CASS. CIV. 3ème 12 Octobre 2005

Le respect des dispositions légales n’exclut pas l’existence éventuelle de trouble excédant les inconvénients normaux de voisinage.

Note de Mme Marie-Laure PAGES-de VARENNE :

La notion de trouble anormal de voisinage expose les maîtres d’ouvrage à des possibilités de recours de plus en plus nombreuses.

Le simple respect des règles d’urbanisme n’exclut pas un recours sur le fondement du trouble anormal de voisinage.

En l’espèce, des particuliers ont chargé une entreprise de la construction d’une maison d’habitation sur un terrain leur appartenant. Cette maison n’étant pas conforme au permis de construire, ces particuliers ont obtenu un permis de construire modificatif.

Le propriétaire voisin, soutenant que la construction ainsi réalisée lui causait un préjudice, a assigné l’entreprise en paiement de dommages-intérêts.

Le voisin n’ayant obtenu gain de cause aux termes de l’arrêt d’appel, soutenait à l’appui de son pourvoi que la surélévation de la construction édifiée entraînait une diminution de l’intimité des occupants de sa villa et soutenait, d’autre part, que le respect des prescriptions légales et réglementaires ne pouvait fonder le rejet de l’action fondée sur la théorie des troubles anormaux de voisinage.

Au visa du principe selon lequel nul ne doit causer à autrui un trouble excédant les inconvénients normaux de voisinage, l’arrêt est cassé au motif qu' »en statuant ainsi, alors que le respect des dispositions légales n’exclut pas l’existence éventuelle de trouble excédant les inconvénients normaux de voisinage, la Cour d’appel a violé le principe susvisé« .

Cet arrêt n’est pas sans rappeler deux arrêts rendus par la troisième chambre civile.

Le premier (Cass. 3e civ., 26 janv. 1993) aux termes duquel une société, maître de l’ouvrage, a été condamnée à verser une indemnité du fait de la construction d’un immeuble de dix étages et d’une cheminée de 30 mètres de haut à près de cinquante mètres d’une maison d’habitation, en réparation du trouble anormal de voisinage résultant d’une perte de vue des voisins.
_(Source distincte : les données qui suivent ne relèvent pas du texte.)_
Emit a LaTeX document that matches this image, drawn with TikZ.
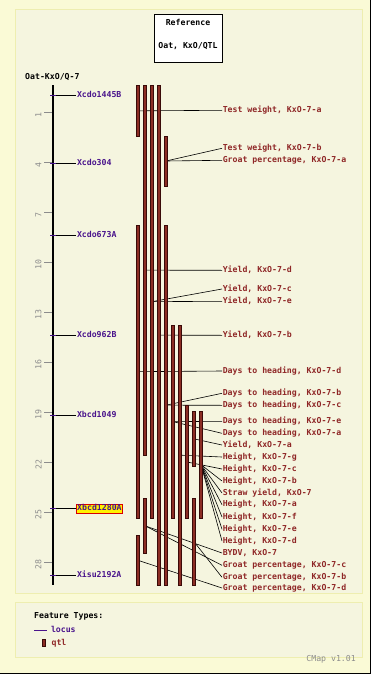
\documentclass[tikz,border=0pt]{standalone}
\usepackage{fontspec}
\setmonofont{DejaVu Sans Mono}
\usetikzlibrary{positioning}
\definecolor{pagebg}{HTML}{FAFAD6}
\definecolor{panelbg}{HTML}{F5F5DF}
\definecolor{panelrule}{HTML}{EEEEB0}
\definecolor{qtltext}{HTML}{8F2727}
\definecolor{qtlfill}{HTML}{8C2D24}
\definecolor{qtledge}{HTML}{3A0A08}
\definecolor{locuspurple}{HTML}{4A148C}
\definecolor{tickgray}{HTML}{8C8C8C}
\pgfdeclarelayer{bg}
\pgfdeclarelayer{links}
\pgfsetlayers{bg,links,main}

\begin{document}
\begin{tikzpicture}[x=1pt,y=-1pt,font=\ttfamily\bfseries\fontsize{8.2pt}{9pt}\selectfont]
 \tikzstyle{qtl}=[rectangle,draw=qtledge,fill=qtlfill,line width=0.6pt,minimum width=3.4pt,inner sep=0]
 \tikzstyle{trait}=[text=qtltext,anchor=west,inner sep=0.6pt,text height=6pt,text depth=1.6pt]
 \tikzstyle{locus}=[text=locuspurple,anchor=west,inner sep=0.8pt,text height=6pt,text depth=1.6pt]
 \tikzstyle{plain}=[inner sep=0,text height=6pt,text depth=1.6pt]
 \tikzstyle{link}=[black,line width=0.6pt]
 \tikzstyle{panel}=[draw=panelrule,fill=panelbg,line width=1pt]
 \useasboundingbox (0,0) rectangle (371,674);
 \begin{pgfonlayer}{bg}
  \fill[pagebg] (0,0) rectangle (371,674);
  \draw[panel] (15,10) rectangle (362,593);
  \draw[panel] (15,602) rectangle (362,657);
  \draw[line width=1pt] (370.5,0) -- (370.5,673.5) -- (0,673.5);
 \end{pgfonlayer}
 % title box
 \node[draw,fill=white,line width=0.8pt,minimum width=68pt,minimum height=48pt] (refbox) at (188,38) {};
 \node[plain] (reftitle) [below=5.5pt of refbox.north] {Reference};
 \node[plain] (refname) [below=15pt of reftitle] {Oat, KxO/QTL};
 \node[plain,anchor=west] (maptitle) at (25,77) {Oat-KxO/Q-7};
 % map axis
 \foreach \v in {1,4,...,28} {
  \draw[tickgray,line width=0.8pt] (44,{95.33+16.67*\v}) -- (53,{95.33+16.67*\v});
  \node[text=tickgray,rotate=90,inner sep=0] (t\v) at (38.5,{98+16.67*\v}) {\mdseries\v};
 }
 \node[fill=black,inner sep=0,minimum width=1.6pt,minimum height=500pt] (chr) at (53,335) {};
 % loci
 \foreach \n/\y/\t in {cdoA/95.3/Xcdo1445B, cdoB/163/Xcdo304, cdoC/235.3/Xcdo673A,
   cdoD/335.3/Xcdo962B, bcdA/415.3/Xbcd1049, isuA/575.3/Xisu2192A}
  \node[locus] (\n) at (76,\y) {\t};
 \node[locus,fill=yellow,draw=red!85!black,line width=0.8pt] (bcdB) at (76,508.7) {Xbcd1280A};
 \foreach \n in {cdoA,cdoB,cdoC,cdoD,bcdA,bcdB,isuA} {
  \draw[link] (\n.west -| chr.center) ++(-3pt,0) -- (\n.west);
  \draw[locuspurple,line width=0.8pt] (\n.west -| chr.center) ++(-3pt,0) -- ++(6pt,0);
 }
 % qtl bars: name/column/top/bottom
 \foreach \n/\c/\t/\b in {b1/0/85/136.7, b2/1/85/455.3, b3/2/85/518.3, b4/3/85/585.3,
   b5/4/136/186, b6/0/225/518.3, b7/4/225/585.3, b8/5/325/518.3, b9/6/325/585.3,
   b10/7/405.7/518.3, b11/8/411/466.7, b12/9/411/518.3, b13/1/498.3/553.3,
   b14/8/498/585.3, b15/0/535.3/585.3}
  \node[qtl,minimum height={(\b-\t)*1pt}] (\n) at ({138+7*\c},{(\t+\b)/2}) {};
 % trait labels
 \foreach \n/\y/\t in {twa/110.3/{Test weight, KxO-7-a}, twb/148.3/{Test weight, KxO-7-b},
   gpa/160.3/{Groat percentage, KxO-7-a}, yld/270.3/{Yield, KxO-7-d},
   ylc/289/{Yield, KxO-7-c}, yle/301.3/{Yield, KxO-7-e}, ylb/335.3/{Yield, KxO-7-b},
   dhd/371/{Days to heading, KxO-7-d}, dhb/393.3/{Days to heading, KxO-7-b},
   dhc/405.3/{Days to heading, KxO-7-c}, dhe/421.3/{Days to heading, KxO-7-e},
   dha/433.3/{Days to heading, KxO-7-a}, yla/445/{Yield, KxO-7-a},
   htg/457/{Height, KxO-7-g}, htc/469/{Height, KxO-7-c}, htb/481/{Height, KxO-7-b},
   sty/493/{Straw yield, KxO-7}, hta/504.7/{Height, KxO-7-a}, htf/517/{Height, KxO-7-f},
   hte/529.3/{Height, KxO-7-e}, htd/541/{Height, KxO-7-d}, bydv/553/{BYDV, KxO-7},
   gpc/565.3/{Groat percentage, KxO-7-c}, gpb/577.3/{Groat percentage, KxO-7-b},
   gpd/588/{Groat percentage, KxO-7-d}}
  \node[trait] (\n) at (222,\y) {\t};
 \begin{pgfonlayer}{links}
  \foreach \a/\b in {b1/twa, b5/twb, b5/gpa, b2/yld, b3/ylc, b3/yle, b4/ylb, b6/dhd,
    b7/dhb, b7/dhc, b8/dhe, b8/dha, b11/yla, b9/htg, b10/htc, b12/htb, b12/sty,
    b12/hta, b12/htf, b12/hte, b12/htd, b13/bydv, b13/gpc, b14/gpb, b15/gpd}
   \draw[link] (\a.center) -- (\b.west);
 \end{pgfonlayer}
 % legend
 \node[plain,anchor=west] (ftypes) at (34,616.7) {Feature Types:};
 \coordinate (lkA) at (34,630);
 \coordinate (lkB) at (47,630);
 \draw[locuspurple,line width=0.8pt] (lkA) -- (lkB);
 \node[locus] (lockey) [right=3pt of lkB] {locus};
 \node[qtl,minimum height=6.5pt] (qkey) at (43.8,643) {};
 \node[trait] (qtlkey) [right=5pt of qkey] {qtl};
 \node[text=tickgray,anchor=east,inner sep=0] (cmapver) at (356,659.5) {\mdseries CMap v1.01};
\end{tikzpicture}
\end{document}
Le second (Cass. 3e civ., 14 janv. 2004) ayant condamné un maître de l’ouvrage pour la réalisation d’un immeuble nuisant à l’ensoleillement et multipliant les crues et aggravant des passages.

Il convient d’être particulièrement prudent et réservé sur les conséquences d’une telle jurisprudence, alors que la construction a été réalisée régulièrement.

L’extension des recours sur le fondement des troubles anormaux de voisinage devrait amener à plus de rigueur quant à l’interprétation de cette notion.